The goal for the day, he said, was for all involved to learn the capabilities of other organizations, improve communications, find strengths and weaknesses and ultimately identify areas where additional training was needed.

“This is kind of some groundbreaking stuff, and we’re really anxious and hopeful that it’s going to pay dividends and add value and worth for everybody,” Reuter said.

For the 157th Maneuver Enhancement Brigade, the tabletop exercise offered an opportunity to hone its plan to respond to a domestic emergency. According to Maj. Paul Felician, the brigade commander Col.
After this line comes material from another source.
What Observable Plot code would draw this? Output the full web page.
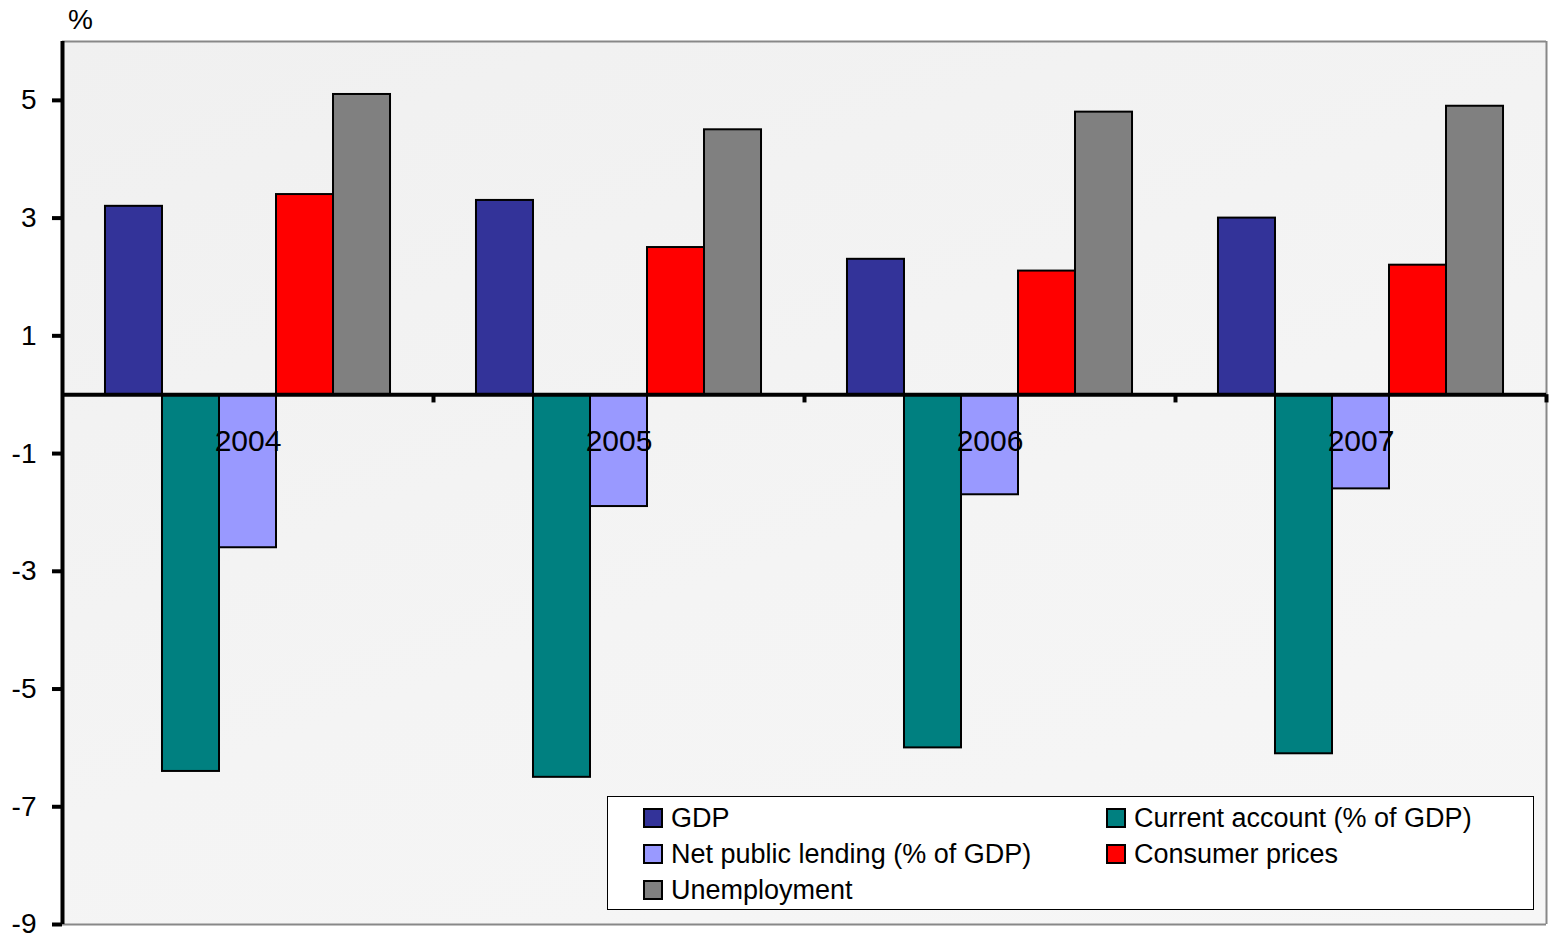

John Schroeder, set a goal of making the 157th the premiere domestic operations command in Wisconsin.

With that in mind, Felician reached out to emergency management officials in Ozaukee County to plan the exercise.

“Our role in a defense support to civil authorities or domestic operation is to provide support,” Felician said. “And one of the key features of providing support is understanding how those you are going to support operate.

“We generally have limited access to that when it’s civilians,” he said. “And this provides us that wonderful opportunity to learn what they’re asking for, what they’re thinking and how they envision us supporting them.”

As the exercise players reacted to different contingencies, discussions ensued, and each organization shared what they would be doing at that point in the emergency response. It amounted to a brainstorming session where each participant learned how each agency approached the situation. Response times, communications, levels of authority and the National Guard’s support capabilities were all key topics in the discussion.

And though the situation involved a tornado, a train derailment and a chemical spill, the discussion and the lessons learned could be applied to almost any emergency situation, Felician said.

“The scenario that we’re dealing with here is essentially a combination of events that have already taken place here in the state of Wisconsin,” he said. “We’ve had tornadoes that have caused this kind of destruction. We have had rail cars overturn and off-gas chemicals. In fact, there was a rail car that overturned a couple years ago in Mequon, so these are very realistic scenarios that we’re dealing with.”

The 157th hoped that the exercise was only the first of many similar partnerships with civilian agencies, which will only help the National Guard and civilian first responders be better prepared if disaster strikes the Badger State.